Charts and diagrams as code
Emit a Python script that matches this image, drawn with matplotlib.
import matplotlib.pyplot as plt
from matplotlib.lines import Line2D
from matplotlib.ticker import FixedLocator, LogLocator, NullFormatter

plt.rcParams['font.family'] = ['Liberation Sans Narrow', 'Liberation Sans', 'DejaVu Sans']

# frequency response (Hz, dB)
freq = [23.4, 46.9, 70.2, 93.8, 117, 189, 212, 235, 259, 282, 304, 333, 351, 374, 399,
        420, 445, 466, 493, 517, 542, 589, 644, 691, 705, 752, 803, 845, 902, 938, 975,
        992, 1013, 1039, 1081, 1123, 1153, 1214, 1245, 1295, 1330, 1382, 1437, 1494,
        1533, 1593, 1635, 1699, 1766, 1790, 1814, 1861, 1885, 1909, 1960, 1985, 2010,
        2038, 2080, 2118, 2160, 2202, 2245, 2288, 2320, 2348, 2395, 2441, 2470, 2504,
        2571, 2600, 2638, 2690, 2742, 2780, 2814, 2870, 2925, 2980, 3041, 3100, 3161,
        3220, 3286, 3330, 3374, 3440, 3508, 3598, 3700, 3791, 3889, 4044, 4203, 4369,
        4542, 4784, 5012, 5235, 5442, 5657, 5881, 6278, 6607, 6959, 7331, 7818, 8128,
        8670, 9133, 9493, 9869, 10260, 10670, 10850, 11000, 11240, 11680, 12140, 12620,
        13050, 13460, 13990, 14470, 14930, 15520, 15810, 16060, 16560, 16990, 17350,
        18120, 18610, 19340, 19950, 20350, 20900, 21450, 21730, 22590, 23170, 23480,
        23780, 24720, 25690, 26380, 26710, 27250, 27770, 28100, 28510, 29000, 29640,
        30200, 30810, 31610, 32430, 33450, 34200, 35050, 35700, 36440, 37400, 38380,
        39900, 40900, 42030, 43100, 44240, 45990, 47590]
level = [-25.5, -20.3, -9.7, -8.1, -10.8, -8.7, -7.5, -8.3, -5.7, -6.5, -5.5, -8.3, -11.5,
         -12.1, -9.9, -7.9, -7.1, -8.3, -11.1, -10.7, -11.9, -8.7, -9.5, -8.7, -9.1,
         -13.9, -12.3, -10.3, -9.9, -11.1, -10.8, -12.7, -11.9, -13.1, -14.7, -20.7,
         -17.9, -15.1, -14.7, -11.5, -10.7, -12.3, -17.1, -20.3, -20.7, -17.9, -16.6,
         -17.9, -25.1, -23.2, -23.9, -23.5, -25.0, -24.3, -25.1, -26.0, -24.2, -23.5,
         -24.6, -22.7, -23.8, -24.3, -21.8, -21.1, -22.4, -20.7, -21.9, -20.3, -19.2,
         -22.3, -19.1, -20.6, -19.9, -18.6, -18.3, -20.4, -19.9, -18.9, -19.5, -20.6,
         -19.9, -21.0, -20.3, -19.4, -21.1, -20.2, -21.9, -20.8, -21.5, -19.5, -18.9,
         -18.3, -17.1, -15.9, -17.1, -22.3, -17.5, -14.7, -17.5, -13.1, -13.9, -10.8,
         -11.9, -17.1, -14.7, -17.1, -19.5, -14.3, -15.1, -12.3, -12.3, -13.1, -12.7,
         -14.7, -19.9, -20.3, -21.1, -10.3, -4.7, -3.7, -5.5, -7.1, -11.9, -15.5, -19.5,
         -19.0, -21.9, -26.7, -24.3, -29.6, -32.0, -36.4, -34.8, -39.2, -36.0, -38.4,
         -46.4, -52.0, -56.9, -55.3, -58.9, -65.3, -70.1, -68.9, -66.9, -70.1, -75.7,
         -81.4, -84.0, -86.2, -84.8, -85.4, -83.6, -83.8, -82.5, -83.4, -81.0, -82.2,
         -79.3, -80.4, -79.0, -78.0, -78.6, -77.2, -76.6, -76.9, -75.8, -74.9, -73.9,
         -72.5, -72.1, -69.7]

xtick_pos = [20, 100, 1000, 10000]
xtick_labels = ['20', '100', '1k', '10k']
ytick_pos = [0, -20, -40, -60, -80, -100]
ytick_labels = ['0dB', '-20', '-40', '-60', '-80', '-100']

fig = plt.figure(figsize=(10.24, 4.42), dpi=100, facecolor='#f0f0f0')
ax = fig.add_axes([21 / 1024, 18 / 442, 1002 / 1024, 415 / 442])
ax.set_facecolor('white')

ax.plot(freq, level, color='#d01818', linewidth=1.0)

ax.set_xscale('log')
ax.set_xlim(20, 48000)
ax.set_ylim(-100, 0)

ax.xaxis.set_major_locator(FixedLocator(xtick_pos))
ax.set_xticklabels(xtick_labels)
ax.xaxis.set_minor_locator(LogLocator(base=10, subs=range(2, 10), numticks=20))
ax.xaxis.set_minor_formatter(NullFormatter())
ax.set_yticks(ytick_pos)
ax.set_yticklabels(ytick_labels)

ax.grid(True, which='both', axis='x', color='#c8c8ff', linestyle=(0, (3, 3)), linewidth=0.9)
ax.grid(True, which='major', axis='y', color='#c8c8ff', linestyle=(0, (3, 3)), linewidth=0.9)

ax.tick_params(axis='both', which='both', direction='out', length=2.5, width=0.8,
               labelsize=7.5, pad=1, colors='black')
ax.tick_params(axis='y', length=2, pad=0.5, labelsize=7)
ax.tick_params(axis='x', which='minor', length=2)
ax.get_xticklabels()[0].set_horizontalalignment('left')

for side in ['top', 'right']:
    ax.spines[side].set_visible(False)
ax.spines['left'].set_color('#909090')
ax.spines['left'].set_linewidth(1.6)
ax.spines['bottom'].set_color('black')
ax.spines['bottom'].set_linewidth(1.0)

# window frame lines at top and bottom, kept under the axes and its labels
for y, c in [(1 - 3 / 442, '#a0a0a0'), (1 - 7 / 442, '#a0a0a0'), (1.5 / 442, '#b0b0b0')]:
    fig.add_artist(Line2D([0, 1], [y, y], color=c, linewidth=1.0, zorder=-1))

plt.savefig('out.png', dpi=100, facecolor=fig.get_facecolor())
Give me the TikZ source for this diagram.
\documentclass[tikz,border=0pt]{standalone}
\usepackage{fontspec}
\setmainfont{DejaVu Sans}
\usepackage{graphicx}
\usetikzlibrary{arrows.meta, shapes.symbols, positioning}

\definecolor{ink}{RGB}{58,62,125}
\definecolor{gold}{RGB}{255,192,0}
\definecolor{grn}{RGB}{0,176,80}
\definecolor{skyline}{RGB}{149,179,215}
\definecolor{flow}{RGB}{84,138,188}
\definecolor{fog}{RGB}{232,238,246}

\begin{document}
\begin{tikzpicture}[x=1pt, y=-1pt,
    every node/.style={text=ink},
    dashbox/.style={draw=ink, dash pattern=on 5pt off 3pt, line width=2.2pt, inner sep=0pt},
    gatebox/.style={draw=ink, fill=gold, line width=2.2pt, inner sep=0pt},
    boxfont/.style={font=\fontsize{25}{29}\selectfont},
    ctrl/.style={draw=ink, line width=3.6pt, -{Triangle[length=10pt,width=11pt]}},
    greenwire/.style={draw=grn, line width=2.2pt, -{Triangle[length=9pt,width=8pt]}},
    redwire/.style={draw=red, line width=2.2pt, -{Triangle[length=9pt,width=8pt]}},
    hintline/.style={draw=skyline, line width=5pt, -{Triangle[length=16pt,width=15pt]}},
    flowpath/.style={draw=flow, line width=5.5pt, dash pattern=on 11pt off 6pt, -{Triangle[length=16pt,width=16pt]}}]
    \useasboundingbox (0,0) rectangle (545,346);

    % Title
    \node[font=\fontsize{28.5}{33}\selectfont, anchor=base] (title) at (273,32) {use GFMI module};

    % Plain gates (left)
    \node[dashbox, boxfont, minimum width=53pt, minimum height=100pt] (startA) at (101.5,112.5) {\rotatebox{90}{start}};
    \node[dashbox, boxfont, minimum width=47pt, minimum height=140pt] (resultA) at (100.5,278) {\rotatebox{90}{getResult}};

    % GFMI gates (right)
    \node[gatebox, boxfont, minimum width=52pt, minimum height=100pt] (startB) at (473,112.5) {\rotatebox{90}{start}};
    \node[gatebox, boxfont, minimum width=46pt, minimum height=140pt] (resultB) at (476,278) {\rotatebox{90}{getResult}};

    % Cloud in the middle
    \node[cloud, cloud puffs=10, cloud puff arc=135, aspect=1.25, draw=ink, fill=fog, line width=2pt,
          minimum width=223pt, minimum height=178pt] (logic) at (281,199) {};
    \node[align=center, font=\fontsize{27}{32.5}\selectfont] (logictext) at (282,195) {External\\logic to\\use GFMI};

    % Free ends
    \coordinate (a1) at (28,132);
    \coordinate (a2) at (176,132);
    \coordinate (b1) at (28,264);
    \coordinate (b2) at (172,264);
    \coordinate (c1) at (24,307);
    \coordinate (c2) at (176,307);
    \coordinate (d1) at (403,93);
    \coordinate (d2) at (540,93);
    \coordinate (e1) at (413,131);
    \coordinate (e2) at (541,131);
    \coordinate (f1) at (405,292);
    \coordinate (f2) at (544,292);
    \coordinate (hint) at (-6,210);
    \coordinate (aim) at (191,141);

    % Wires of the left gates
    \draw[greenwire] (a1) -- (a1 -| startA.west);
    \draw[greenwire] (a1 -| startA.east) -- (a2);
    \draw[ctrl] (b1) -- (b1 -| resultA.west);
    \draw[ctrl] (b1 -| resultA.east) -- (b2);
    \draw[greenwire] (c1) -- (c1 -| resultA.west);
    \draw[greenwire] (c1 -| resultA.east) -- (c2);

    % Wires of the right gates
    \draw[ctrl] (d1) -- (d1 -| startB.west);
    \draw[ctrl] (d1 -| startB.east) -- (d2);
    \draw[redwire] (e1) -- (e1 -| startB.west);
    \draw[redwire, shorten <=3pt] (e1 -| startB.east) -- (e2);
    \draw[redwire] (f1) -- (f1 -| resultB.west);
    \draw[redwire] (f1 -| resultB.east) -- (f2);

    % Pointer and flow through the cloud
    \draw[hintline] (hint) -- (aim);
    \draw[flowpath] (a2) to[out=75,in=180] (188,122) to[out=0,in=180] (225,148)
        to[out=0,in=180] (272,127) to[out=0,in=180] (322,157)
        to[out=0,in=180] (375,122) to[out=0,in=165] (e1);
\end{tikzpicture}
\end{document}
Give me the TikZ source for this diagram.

TASK REQUIREMENTS ▸ Please print the material above exactly as it appears, from its first line through the line containing "plt.rcParams['font.family'] = ['Liberation", inclusive, and stop there.

RESULT ▸
Emit a Python script that matches this image, drawn with matplotlib.
import matplotlib.pyplot as plt
from matplotlib.lines import Line2D
from matplotlib.ticker import FixedLocator, LogLocator, NullFormatter

plt.rcParams['font.family'] = ['Liberation Sans Narrow', 'Liberation Sans', 'DejaVu Sans']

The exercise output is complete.